- [Dataset excerpt]
··········

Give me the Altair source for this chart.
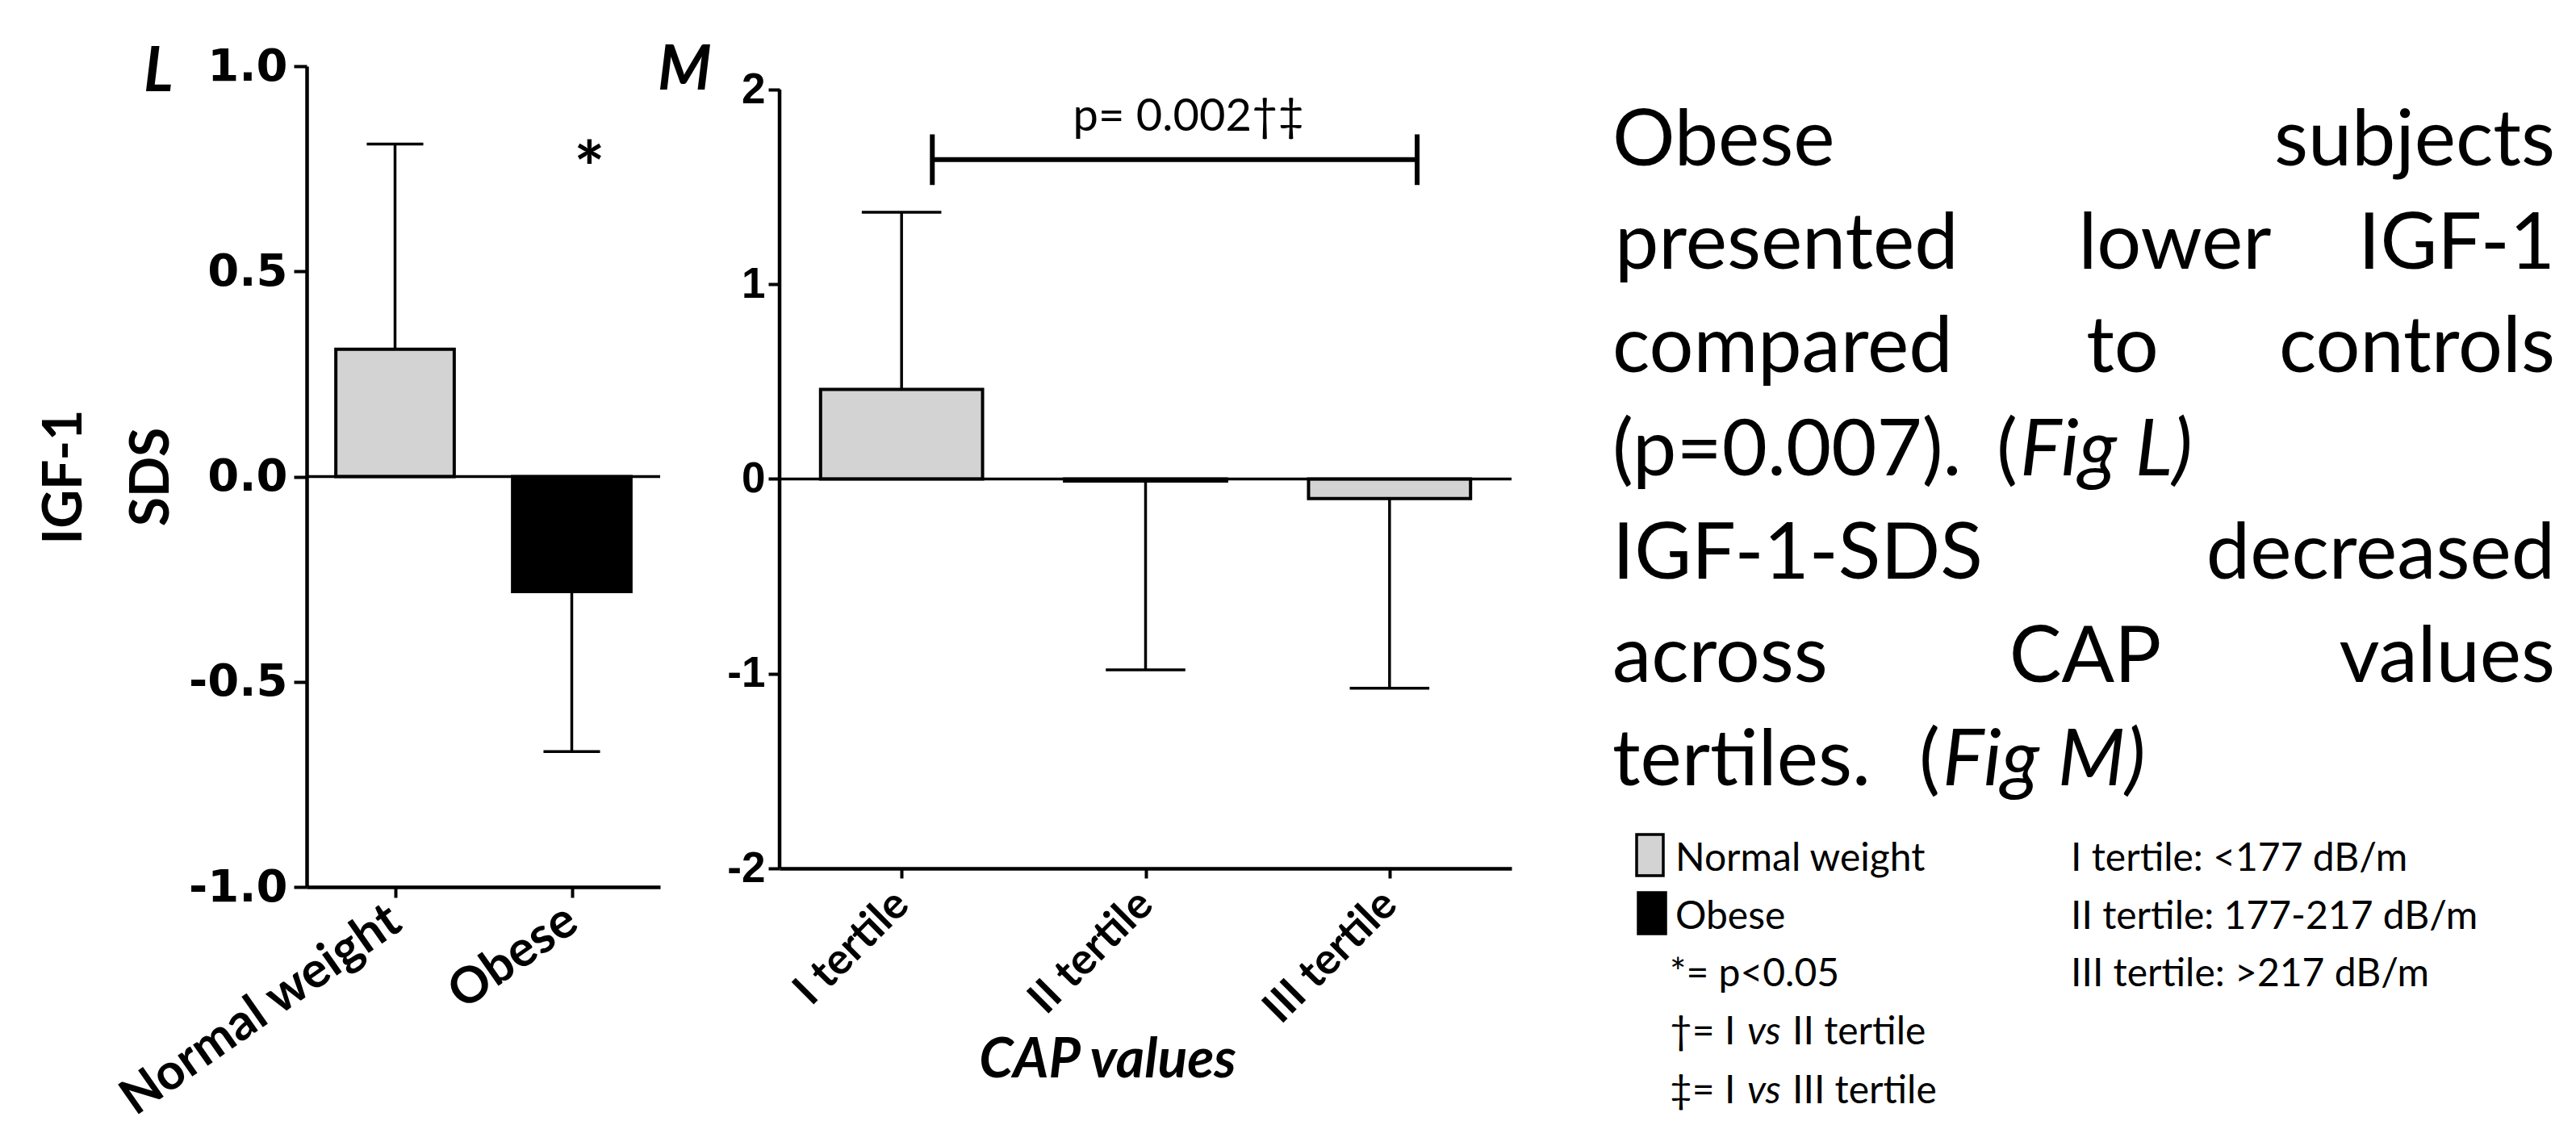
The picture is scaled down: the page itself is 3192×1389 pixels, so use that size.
import altair as alt
import pandas as pd

# ---------------- data ----------------
L_groups = ["Normal weight", "Obese"]
L_means = [0.31, -0.28]
L_sd = [0.50, 0.39]
L_fill = ["#d3d3d3", "#000000"]
L_yticks = [-1.0, -0.5, 0.0, 0.5, 1.0]

M_groups = ["I tertile", "II tertile", "III tertile"]
M_means = [0.46, -0.01, -0.10]
M_sd = [0.91, 0.97, 0.975]
M_fill = ["#d3d3d3", "#d3d3d3", "#d3d3d3"]
M_yticks = [-2, -1, 0, 1, 2]

p_label = "p= 0.002\u2020\u2021"
star_label = "*"

summary_lines = [
    ["Obese", "subjects"],
    ["presented", "lower", "IGF-1"],
    ["compared", "to", "controls"],
    ["(p=0.007).", "(", "Fig L)"],
    ["IGF-1-SDS", "decreased"],
    ["across", "CAP", "values"],
    ["tertiles.", "(", "Fig M)"],
]
legend_labels = ["Normal weight", "Obese"]
legend_fills = ["#d3d3d3", "#000000"]
note_rows = [["*= p<0.05"], ["\u2020= I", "vs", "II tertile"], ["\u2021= I", "vs", "III tertile"]]
cutoff_labels = ["I tertile: <177 dB/m", "II tertile: 177-217 dB/m", "III tertile: >217 dB/m"]

# ---------------- layout ----------------
FONT = "Lato"
BLACK = "#000000"
ROW_TOP = 82
PAGE_H = 1389
L_W, L_H = 438, 1017
M_W, M_H = 907, 994
SPACING = 148
T_LEFT = 380 + L_W + SPACING + M_W + SPACING
T_W, T_H = 3180 - T_LEFT, PAGE_H - ROW_TOP
M_YDOM = [-2, 2 + 29 / 241.25]

summary_y = [205, 333, 461, 589, 717, 845, 973]
summary_layout = [
    [(1998, "left", False), (3166, "right", False)],
    [(2001, "left", False), (2695, "center", False), (3166, "right", False)],
    [(1998, "left", False), (2630, "center", False), (3166, "right", False)],
    [(1998, "left", False), (2474, "left", False), (2503, "left", True)],
    [(1998, "left", False), (3166, "right", False)],
    [(1998, "left", False), (2584, "center", False), (3166, "right", False)],
    [(1998, "left", False), (2378, "left", False), (2407, "left", True)],
]
legend_y = [1079, 1151, 1222, 1294, 1367]
swatch_box = [(2028, 2061, 1034, 1085), (2030, 2064, 1106, 1157)]
note_x = [2069, 2165, 2221]
cutoff_x = 2566
LEGEND_SIZE = 48
SUMMARY_SIZE = 97

one = pd.DataFrame({"k": [0]})


def panel_df(groups, means, sds, fills):
    return pd.DataFrame({"group": groups, "pos": list(range(len(groups))),
                         "mean": means, "sd": sds, "fill": fills})


def bar_layers(df, xs, ys, xaxis, yaxis, bar_half, cap_half, xdom):
    base = alt.Chart(df).transform_calculate(
        b0=f"datum.pos - {bar_half}", b1=f"datum.pos + {bar_half}",
        c0=f"datum.pos - {cap_half}", c1=f"datum.pos + {cap_half}",
        end="datum.mean + (datum.mean >= 0 ? 1 : -1) * datum.sd",
    )
    bars = base.mark_bar(stroke=BLACK, strokeWidth=4).encode(
        x=alt.X("b0:Q", scale=xs, axis=xaxis), x2="b1:Q",
        y=alt.Y("mean:Q", scale=ys, axis=yaxis), y2=alt.datum(0),
        fill=alt.Fill("fill:N", scale=None),
    )
    zero = alt.Chart(one).mark_rule(color=BLACK, strokeWidth=3.5).encode(
        x=alt.X(datum=xdom[0], axis=xaxis), x2=alt.datum(xdom[1]),
        y=alt.Y(datum=0, axis=yaxis),
    )
    stems = base.mark_rule(color=BLACK, strokeWidth=3.5).encode(
        x=alt.X("pos:Q", axis=xaxis), y=alt.Y("mean:Q", axis=yaxis), y2="end:Q",
    )
    caps = base.mark_rule(color=BLACK, strokeWidth=3.5).encode(
        x=alt.X("c0:Q", axis=xaxis), x2="c1:Q", y=alt.Y("end:Q", axis=yaxis),
    )
    return [bars, zero, stems, caps]


# ---------------- panel L ----------------
L_df = panel_df(L_groups, L_means, L_sd, L_fill)
L_xdom = [-0.5, 1.5]
L_xs = alt.Scale(domain=L_xdom, nice=False, zero=False)
L_ys = alt.Scale(domain=[-1, 1], nice=False, zero=False)
L_names = "[" + ",".join("'" + g + "'" for g in L_groups) + "]"
L_xaxis = alt.Axis(
    values=[0, 1], labelExpr=f"{L_names}[datum.value]", title=None,
    labelAngle=325, labelAlign="right", labelBaseline="middle",
    labelFont=FONT, labelFontWeight="bold", labelFontSize=62, labelColor=BLACK,
    labelPadding=22, labelFlush=False, labelOverlap=False, labelLimit=2000,
    tickSize=13, tickWidth=4, tickColor=BLACK, domainWidth=4.5, domainColor=BLACK, grid=False,
)
L_yaxis = alt.Axis(
    values=L_yticks, labelExpr="replace(format(datum.value, '.1f'), '\u2212', '-')",
    labelFont="DejaVu Sans", labelFontWeight="bold", labelFontSize=56, labelColor=BLACK,
    labelPadding=8, labelOverlap=False, labelLimit=2000, tickSize=16, tickWidth=4, tickColor=BLACK,
    domainWidth=4.5, domainColor=BLACK, grid=False,
    title=["IGF-1", "SDS"], titleFont=FONT, titleFontWeight="bold", titleFontSize=66,
    titleColor=BLACK, titleLineHeight=108, titleAngle=270, titleAlign="center",
    titleBaseline="middle", titleX=-300, titleY=L_H / 2, titleLimit=2000,
)
L_layers = bar_layers(L_df, L_xs, L_ys, L_xaxis, L_yaxis, 0.335, 0.16, L_xdom)
L_star = alt.Chart(one).mark_text(
    text=star_label, font=FONT, fontSize=90, fontWeight="bold", baseline="middle", align="center"
).encode(x=alt.X(datum=1.10, axis=L_xaxis), y=alt.Y(datum=0.74, axis=L_yaxis))
L_letter = alt.Chart(one).mark_text(
    text="L", font=FONT, fontSize=76, fontWeight="bold", fontStyle="italic",
    align="left", baseline="alphabetic",
).encode(x=alt.value(-202), y=alt.value(31))
L_chart = alt.layer(*L_layers, L_star, L_letter).properties(width=L_W, height=L_H)

# ---------------- panel M ----------------
M_df = panel_df(M_groups, M_means, M_sd, M_fill)
M_xdom = [-0.5, 2.5]
M_xs = alt.Scale(domain=M_xdom, nice=False, zero=False)
M_ys = alt.Scale(domain=M_YDOM, nice=False, zero=False)
M_names = "[" + ",".join("'" + g + "'" for g in M_groups) + "]"
M_xaxis = alt.Axis(
    values=[0, 1, 2], labelExpr=f"{M_names}[datum.value]",
    labelAngle=315, labelAlign="right", labelBaseline="middle",
    labelFont=FONT, labelFontWeight="bold", labelFontSize=54, labelColor=BLACK,
    labelPadding=24, labelFlush=False, labelOverlap=False, labelLimit=2000,
    tickSize=12, tickWidth=4, tickColor=BLACK, domainWidth=4.5, domainColor=BLACK, grid=False,
    title="CAP values", titleFont=FONT, titleFontWeight="bold", titleFontStyle="italic",
    titleFontSize=68, titleColor=BLACK, titleX=406, titleY=258, titleAlign="center",
    titleBaseline="alphabetic", titleLimit=2000,
)
M_yaxis = alt.Axis(
    values=M_yticks, labelExpr="'' + datum.value",
    labelFont="Liberation Sans", labelFontWeight="bold", labelFontSize=53, labelColor=BLACK,
    labelPadding=4, labelOverlap=False, tickSize=14, tickWidth=4, tickColor=BLACK,
    domain=False, grid=False, title=None,
)
M_layers = bar_layers(M_df, M_xs, M_ys, M_xaxis, M_yaxis, 0.332, 0.163, M_xdom)
M_axisline = alt.Chart(one).mark_rule(color=BLACK, strokeWidth=4.5).encode(
    x=alt.X(datum=M_xdom[0], axis=M_xaxis), y=alt.Y(datum=M_yticks[0], axis=M_yaxis),
    y2=alt.datum(M_yticks[-1]),
)
bracket_x = [0.126, 2.113]
bracket_y = 1.64
bracket_cap = 0.13
M_bracket = alt.Chart(one).mark_rule(color=BLACK, strokeWidth=6).encode(
    x=alt.X(datum=bracket_x[0], axis=M_xaxis), x2=alt.datum(bracket_x[1]),
    y=alt.Y(datum=bracket_y, axis=M_yaxis),
)
M_bracket_caps = alt.Chart(pd.DataFrame({"bx": bracket_x})).mark_rule(color=BLACK, strokeWidth=6).encode(
    x=alt.X("bx:Q", axis=M_xaxis), y=alt.Y(datum=bracket_y - bracket_cap, axis=M_yaxis),
    y2=alt.datum(bracket_y + bracket_cap),
)
M_ptext = alt.Chart(one).mark_text(
    text=p_label, font=FONT, fontSize=56, align="center", baseline="alphabetic"
).encode(x=alt.X(datum=1.176, axis=M_xaxis), y=alt.Y(datum=1.789, axis=M_yaxis))
M_letter = alt.Chart(one).mark_text(
    text="M", font=FONT, fontSize=76, fontWeight="bold", fontStyle="italic",
    align="left", baseline="alphabetic",
).encode(x=alt.value(-151), y=alt.value(29))
M_chart = alt.layer(*M_layers, M_axisline, M_bracket, M_bracket_caps, M_ptext, M_letter).properties(
    width=M_W, height=M_H
)

# ---------------- text panel ----------------
rows = []
for words, lay, yy in zip(summary_lines, summary_layout, summary_y):
    for w, (xx, al, it) in zip(words, lay):
        rows.append({"t": w, "px": xx, "py": yy, "align": al, "italic": it, "size": SUMMARY_SIZE})
for lab, yy in zip(legend_labels, legend_y[:2]):
    rows.append({"t": lab, "px": 2076, "py": yy, "align": "left", "italic": False, "size": LEGEND_SIZE})
for parts, yy in zip(note_rows, legend_y[2:]):
    for i, part in enumerate(parts):
        rows.append({"t": part, "px": note_x[i], "py": yy, "align": "left",
                     "italic": part == "vs", "size": LEGEND_SIZE})
for lab, yy in zip(cutoff_labels, legend_y[:3]):
    rows.append({"t": lab, "px": cutoff_x, "py": yy, "align": "left", "italic": False, "size": LEGEND_SIZE})
items = pd.DataFrame(rows)

txs = alt.Scale(domain=[T_LEFT, T_LEFT + T_W], nice=False, zero=False)
tys = alt.Scale(domain=[PAGE_H, ROW_TOP], nice=False, zero=False)

T_layers = []
for (al, it, sz), sub in items.groupby(["align", "italic", "size"]):
    T_layers.append(
        alt.Chart(sub[["t", "px", "py"]]).mark_text(
            align=al, baseline="alphabetic", font=FONT, fontSize=int(sz),
            fontStyle="italic" if it else "normal", color=BLACK,
        ).encode(
            x=alt.X("px:Q", scale=txs, axis=None),
            y=alt.Y("py:Q", scale=tys, axis=None),
            text="t:N",
        )
    )
sw = pd.DataFrame({
    "x0": [b[0] for b in swatch_box], "x1": [b[1] for b in swatch_box],
    "y0": [b[2] for b in swatch_box], "y1": [b[3] for b in swatch_box],
    "fill": legend_fills,
})
T_layers.append(
    alt.Chart(sw).mark_rect(stroke=BLACK, strokeWidth=3.5).encode(
        x=alt.X("x0:Q", scale=txs, axis=None), x2="x1:Q",
        y=alt.Y("y0:Q", scale=tys, axis=None), y2="y1:Q",
        fill=alt.Fill("fill:N", scale=None),
    )
)
T_chart = alt.layer(*T_layers).properties(width=T_W, height=T_H)

chart = alt.hconcat(L_chart, M_chart, T_chart, spacing=SPACING, bounds="flush").properties(
    padding={"left": 372, "top": 74, "right": 2804, "bottom": 1307},
    autosize=alt.AutoSizeParams(type="none"),
    background="white",
).configure_view(stroke=None)

chart.save("out.html", embed_options={"renderer": "svg", "actions": False})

··········

- [Directions] Pictures are excluded; extract exactly the lines from the start of the data through the line that holds "M_yticks = [-2, -1, 0, 1, 2]", both ends included.

- [Answer to this problem]
Give me the Altair source for this chart.
The picture is scaled down: the page itself is 3192×1389 pixels, so use that size.
import altair as alt
import pandas as pd

# ---------------- data ----------------
L_groups = ["Normal weight", "Obese"]
L_means = [0.31, -0.28]
L_sd = [0.50, 0.39]
L_fill = ["#d3d3d3", "#000000"]
L_yticks = [-1.0, -0.5, 0.0, 0.5, 1.0]

M_groups = ["I tertile", "II tertile", "III tertile"]
M_means = [0.46, -0.01, -0.10]
M_sd = [0.91, 0.97, 0.975]
M_fill = ["#d3d3d3", "#d3d3d3", "#d3d3d3"]
M_yticks = [-2, -1, 0, 1, 2]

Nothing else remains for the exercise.